Recognizing Failures in the Successes of Large Language Modeling

October 19, 2023, 1:15 PM - 2:00 PM

Location:

DIMACS Center

Rutgers University

CoRE Building

96 Frelinghuysen Road

Piscataway, NJ 08854

Click here for map.

Kathleen McKeown, Columbia University

Large language modeling has changed the nature of natural language processing, with striking success in a large variety of tasks. Despite this success, failures exist, raising questions about their readiness for real use. In this talk I explore two problems for large language models: hallucination and bias. I discuss hallucination in the context of summarization and I present bias in the context of understanding African American Language.

[Video]

 

Speaker bio: Kathleen R. McKeown is the Henry and Gertrude Rothschild Professor of Computer Science at Columbia University and the Founding Director of the Data Science Institute, serving as Director from 2012 to 2017. In earlier years, she served as Department Chair (1998-2003) and as Vice Dean for Research for the School of Engineering and Applied Science (2010-2012). A leading scholar and researcher in the field of natural language processing, McKeown focuses her research on the use of data for societal problems; her interests include text summarization, question answering, natural language generation, social media analysis and multilingual applications.

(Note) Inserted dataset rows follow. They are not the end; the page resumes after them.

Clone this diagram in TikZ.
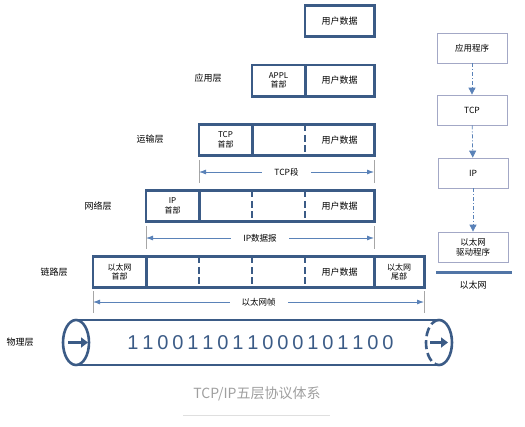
\documentclass[tikz,border=0pt]{standalone}
\usepackage{fontspec}
\setmainfont{Noto Sans CJK SC}
\newfontfamily\bitfont{Liberation Sans}
\usetikzlibrary{arrows.meta}
\definecolor{pktblue}{HTML}{3B5B86}
\definecolor{dimblue}{HTML}{5A82B8}
\definecolor{boxgray}{HTML}{A3A8C6}
\tikzset{
  cell/.style={minimum width=53pt, minimum height=31pt, inner sep=0pt, align=center,
    font=\fontsize{8}{9.5}\selectfont},
  datacell/.style={cell, minimum width=69pt, font=\fontsize{9}{10}\selectfont},
  frame/.style={draw=pktblue, line width=2.6pt},
  divider/.style={draw=pktblue, line width=2.2pt, dash pattern=on 7pt off 3.5pt},
  layer/.style={font=\fontsize{9}{10}\selectfont},
  dimline/.style={draw=dimblue, line width=0.8pt,
    {Latex[length=7pt,width=5pt]}-{Latex[length=7pt,width=5pt]}},
  dimtext/.style={fill=white, inner xsep=12pt, font=\fontsize{8.5}{10}\selectfont},
  tick/.style={draw=gray!70, line width=0.6pt},
  stackbox/.style={draw=boxgray, line width=0.8pt, minimum width=70pt, minimum height=30pt,
    align=center, font=\fontsize{8.5}{10}\selectfont},
  flow/.style={draw=dimblue, line width=0.8pt, dash pattern=on 4pt off 2pt on 1pt off 2pt,
    -{Triangle[length=7pt,width=7pt]}},
  bits/.style={text=pktblue, font=\bitfont\fontsize{20}{22}\selectfont},
}
\begin{document}
\begin{tikzpicture}[x=1pt, y=-1pt]
\useasboundingbox (0,0) rectangle (525,426);

% layer names
\node[layer] (lapp) at (208,78) {应用层};
\node[layer] (ltrans) at (150,139) {运输层};
\node[layer] (lnet) at (98,206) {网络层};
\node[layer] (llink) at (54,272) {链路层};
\node[layer] (lphy) at (20,342) {物理层};

% user data
\node[datacell] (d0) at (339.5,21) {用户数据};
\draw[frame] (d0.north west) rectangle (d0.south east);

% application
\node[cell] (a1) at (278.5,80.5) {APPL\\首部};
\node[datacell] (d1) at (339.5,80.5) {用户数据};
\draw[frame] (a1.north west) rectangle (d1.south east);
\draw[frame] (a1.north east) -- (a1.south east);

% transport
\node[cell] (t2) at (225.5,140) {TCP\\首部};
\node[cell] (e2) at (278.5,140) {};
\node[datacell] (d2) at (339.5,140) {用户数据};
\draw[frame] (t2.north west) rectangle (d2.south east);
\draw[frame] (t2.north east) -- (t2.south east);
\draw[divider] (e2.north east) -- (e2.south east);

\coordinate (tcpL) at (199,172);
\coordinate (tcpR) at (374,172);
\draw[tick] (199,160) -- (199,183);
\draw[tick] (374,160) -- (374,183);
\draw[dimline] (tcpL) -- (tcpR) node[midway, dimtext] {TCP段};

% network
\node[cell] (h3) at (172.5,206) {IP\\首部};
\node[cell] (e3a) at (225.5,206) {};
\node[cell] (e3b) at (278.5,206) {};
\node[datacell] (d3) at (339.5,206) {用户数据};
\draw[frame] (h3.north west) rectangle (d3.south east);
\draw[frame] (h3.north east) -- (h3.south east);
\draw[divider] (e3a.north east) -- (e3a.south east);
\draw[divider] (e3b.north east) -- (e3b.south east);

\coordinate (ipL) at (146,238);
\coordinate (ipR) at (374,238);
\draw[tick] (146,226) -- (146,249);
\draw[tick] (374,226) -- (374,249);
\draw[dimline] (ipL) -- (ipR) node[midway, dimtext] {IP数据报};

% link
\node[cell] (h4) at (119.5,272) {以太网\\首部};
\node[cell] (e4a) at (172.5,272) {};
\node[cell] (e4b) at (225.5,272) {};
\node[cell] (e4c) at (278.5,272) {};
\node[datacell] (d4) at (339.5,272) {用户数据};
\node[cell, minimum width=50pt] (f4) at (399,272) {以太网\\尾部};
\draw[frame] (h4.north west) rectangle (f4.south east);
\draw[frame] (h4.north east) -- (h4.south east);
\draw[divider] (e4a.north east) -- (e4a.south east);
\draw[divider] (e4b.north east) -- (e4b.south east);
\draw[divider] (e4c.north east) -- (e4c.south east);
\draw[frame] (d4.north east) -- (d4.south east);

\coordinate (ethL) at (93,302);
\coordinate (ethR) at (424,302);
\draw[tick] (93,291) -- (93,313);
\draw[tick] (424,291) -- (424,313);
\draw[dimline] (ethL) -- (ethR) node[midway, dimtext] {以太网帧};

% physical
\draw[frame] (76,320) -- (439,320);
\draw[frame] (76,365) -- (439,365);
\draw[frame, fill=white] (76,342.5) ellipse [x radius=13pt, y radius=22.5pt];
\draw[frame] (439,320) arc[start angle=90, end angle=-90, x radius=13pt, y radius=22.5pt];
\draw[frame, dash pattern=on 9pt off 4pt] (439,320) arc[start angle=90, end angle=270, x radius=13pt, y radius=22.5pt];
\draw[pktblue, line width=3pt, -{Triangle[length=7pt,width=10pt]}] (68,342.5) -- (88,342.5);
\draw[pktblue, line width=3pt, -{Triangle[length=7pt,width=10pt]}] (430,342.5) -- (448,342.5);
\foreach \b [count=\i] in {1,1,0,0,1,1,0,1,1,0,0,0,1,0,1,1,0,0}
  \node[bits] (bit\i) at (118+15*\i,343) {\b};

% protocol stack
\node[stackbox] (app) at (472,48) {应用程序};
\node[stackbox] (tcp) at (472,110) {TCP};
\node[stackbox] (ip) at (473,173) {IP};
\node[stackbox] (drv) at (473,247) {以太网\\驱动程序};
\draw[flow] (app) -- (tcp);
\draw[flow] (tcp) -- (ip);
\draw[flow] (ip) -- (drv);
\draw[draw=dimblue!90!black, line width=3pt] (436,272) -- (512,272);
\node[layer] (eth) at (473,285) {以太网};

% caption
\node[text=gray!75, font=\fontsize{14}{16}\selectfont] (cap) at (257,394) {TCP/IP五层协议体系};
\draw[gray!25, line width=1pt] (183,415) -- (330,415);
\end{tikzpicture}
\end{document}
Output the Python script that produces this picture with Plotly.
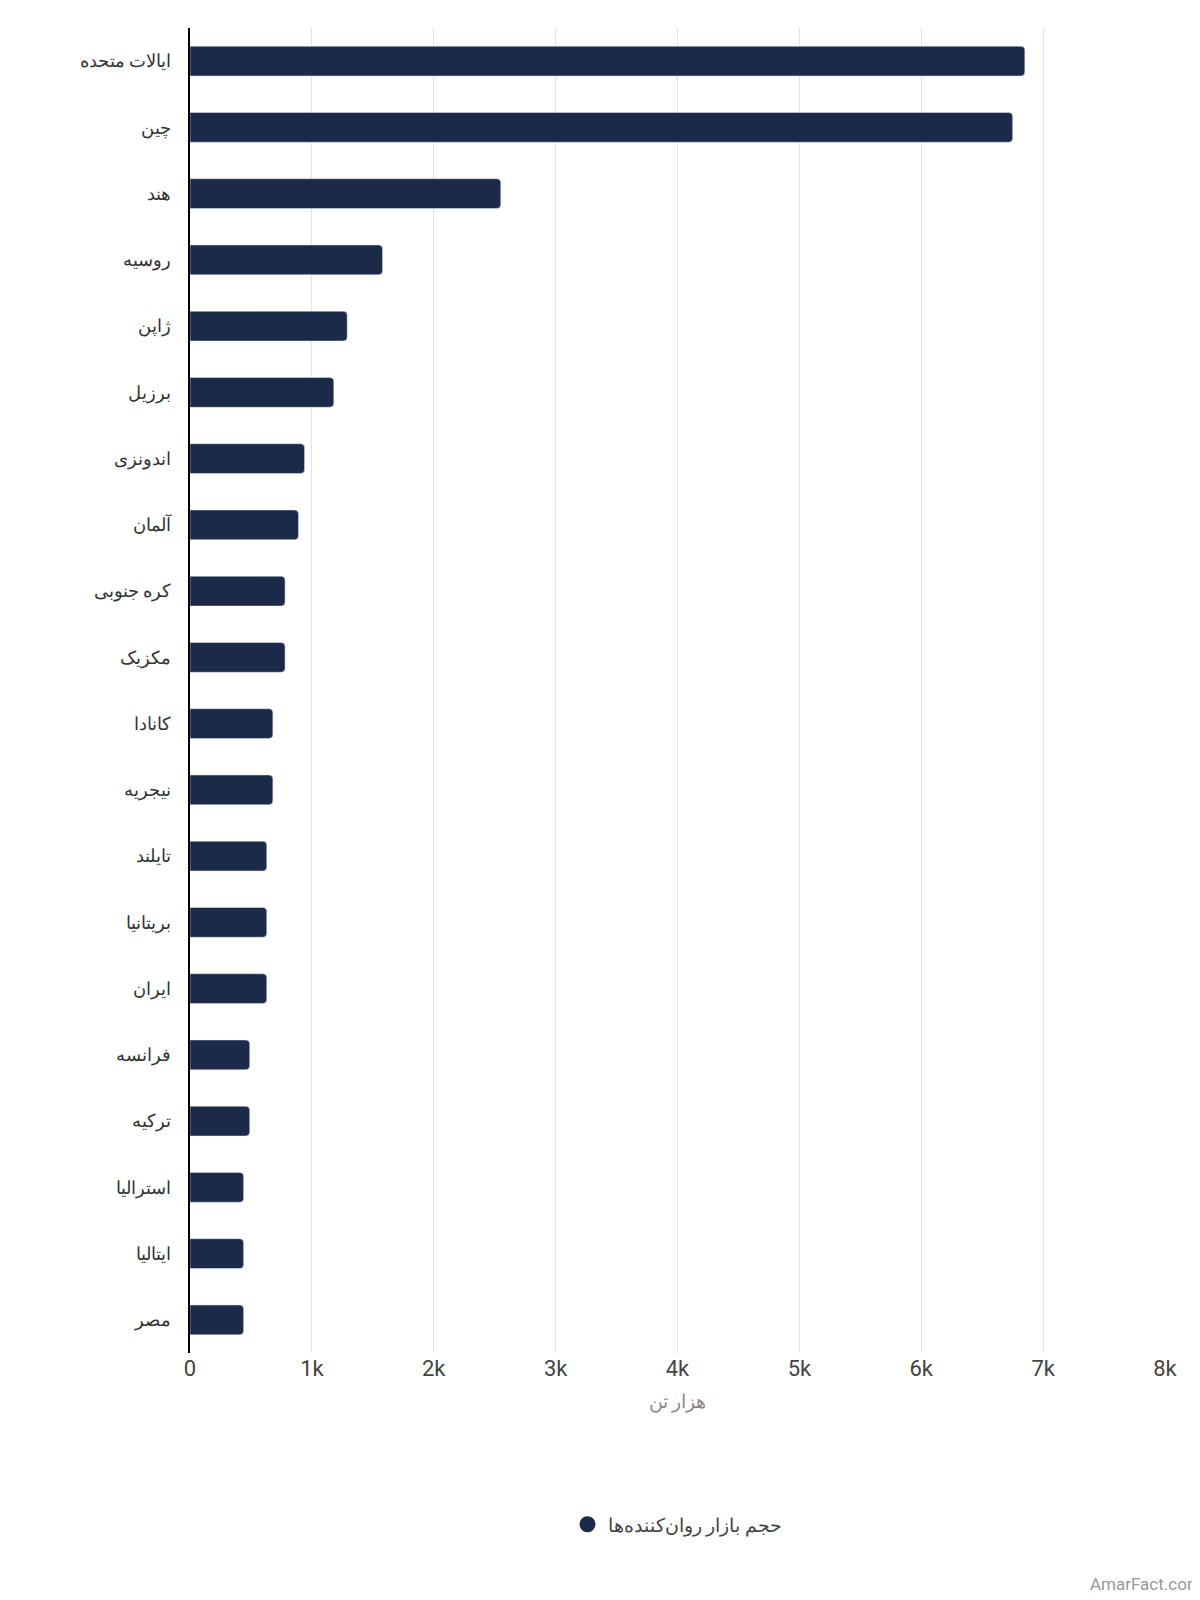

She has received numerous honors and awards, including 2023 IEEE Innovation in Societal Infrastructure Award, American Philosophical Society Elected member, American Academy of Arts and Science elected member, American Association of Artificial Intelligence Fellow, a Founding Fellow of the Association for Computational Linguistics and an Association for Computing Machinery Fellow. Early on she received the National Science Foundation Presidential Young Investigator Award, and a National Science Foundation Faculty Award for Women. In 2010, she won both the Columbia Great Teacher Award—an honor bestowed by the students—and the Anita Borg Woman of Vision Award for Innovation.